The deal would have also maintained the hated multi-tier wage system, introduced a 10-hour-a-day “Alternative Work Schedule,” and opened the way for further cuts to retiree benefits. To add insult to injury, the deal would have allowed Volvo and the UAW to reopen the contract at any time “by mutual agreement” to impose new cutbacks.

Another worker described one of the meetings before the vote. “During the Q & A, one of the national union guys said if we voted it down, we would be in for a ‘long, hard strike.’ Well, that’s what we were supposed to be doing a few weeks ago! Here you have a top UAW official, my supposed ‘union brother,’ saying this is the best you are going to get, take it or leave it.

“Among the workers there is a feeling that the entire bargaining committee should be removed, and a new committee elected. Workers want to get rid of every one of them and get all new people—period.

“The union said they were going to get a survey out to every worker by Tuesday to see what we want different in the next contract. But they’re going to come back with the same deal, just repackaged differently. For a lot of the workers, we’re saying we voted this one down, we’ll vote the next one down and vote down the third one. We can win a whole lot more with a long strike that stops their trucks from being produced.”

The World Socialist Web Site Autoworker Newsletter calls on workers to join the Volvo Workers Rank-and-File Committee to demand that the UAW bargaining committee be withdrawn, and that a new negotiating committee, appointed by rank-and-file workers, take over.

The strike must be resumed, not under the control of the UAW executives, but under the democratic control of the rank and file.

The Volvo Workers Rank-and-File Committee urges workers to demand:

  • An immediate 25 percent pay increase to make up for all past concessions.

  • Full health care for all workers, paid for by the company.

  • The abolition of the two-tier wage system and the restoration of the principle, “equal pay for equal work.” The immediate transfer of all lower-tier workers to the highest tier.

  • The implementation of a COLA escalator clause to meet soaring prices of consumer goods.

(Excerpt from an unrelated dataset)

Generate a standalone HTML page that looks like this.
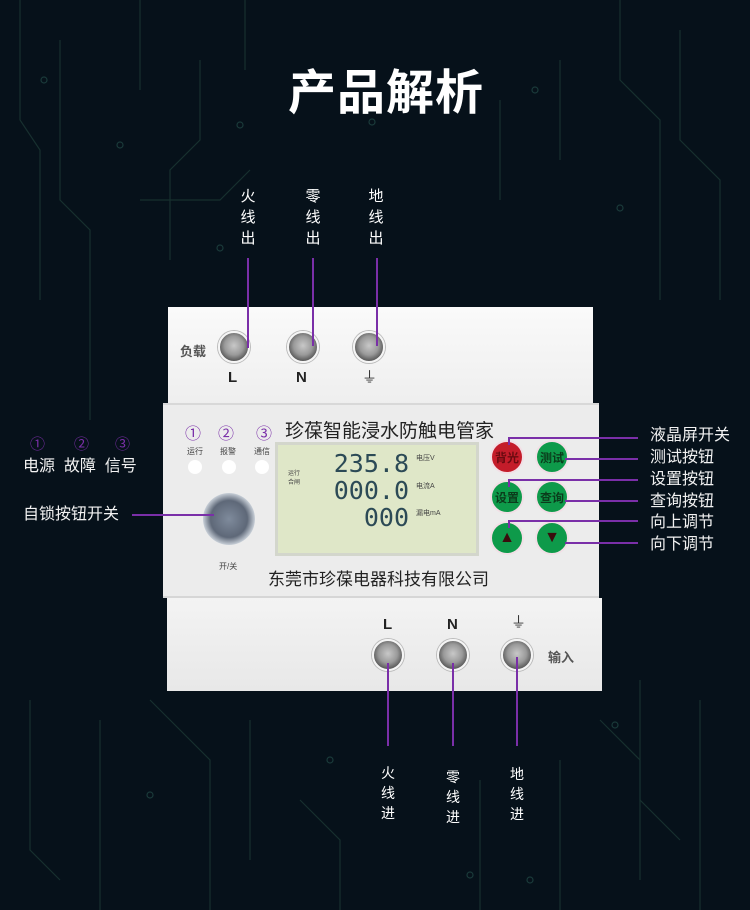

The massive resources of the UAW strike fund, built up through workers’ dues money, must be made available to provide full income for all workers throughout the duration of a strike, to make clear to the company that they will not be able to starve workers into submission.

“The $275-a-week strike pay is hogwash,” one Volvo worker said. “I calculated it. If you have 3,000 people out for two months that’s $6.6 million in strike pay. The UAW has a $680 million strike fund. It’s a slap in the face, designed to starve us to death.”

All the talk by the UAW about taking a survey is aimed at keeping workers on the job for as long as possible, blocking the resumption of strike activity. Workers know what they want and are prepared to fight for it. On the other hand, the UAW knows what workers do not want, that is, all the concessions the UAW included in this rotten deal.

The company stooges in the UAW know that if Volvo workers win substantial raises and other improvements, this would set off a wave of struggles by Mack-Volvo, other truck manufacturing workers and workers throughout the auto industry to eliminate the two-tier system and overturn decades of UAW-backed concessions.

The militant stand taken by Volvo workers is part of the growing resistance of workers in the US and internationally, including strikes and other struggles by Alabama coal miners, Texas oil workers, Massachusetts nurses and steelworkers in Pennsylvania and other states.

A common fight is needed by Volvo, Mack-Volvo and other workers throughout the truck manufacturing and auto industry in the US and internationally. To take up this fight we urge workers to join the Volvo Workers Rank-and-File Committee and take part in the growing international network of rank-and-file committees.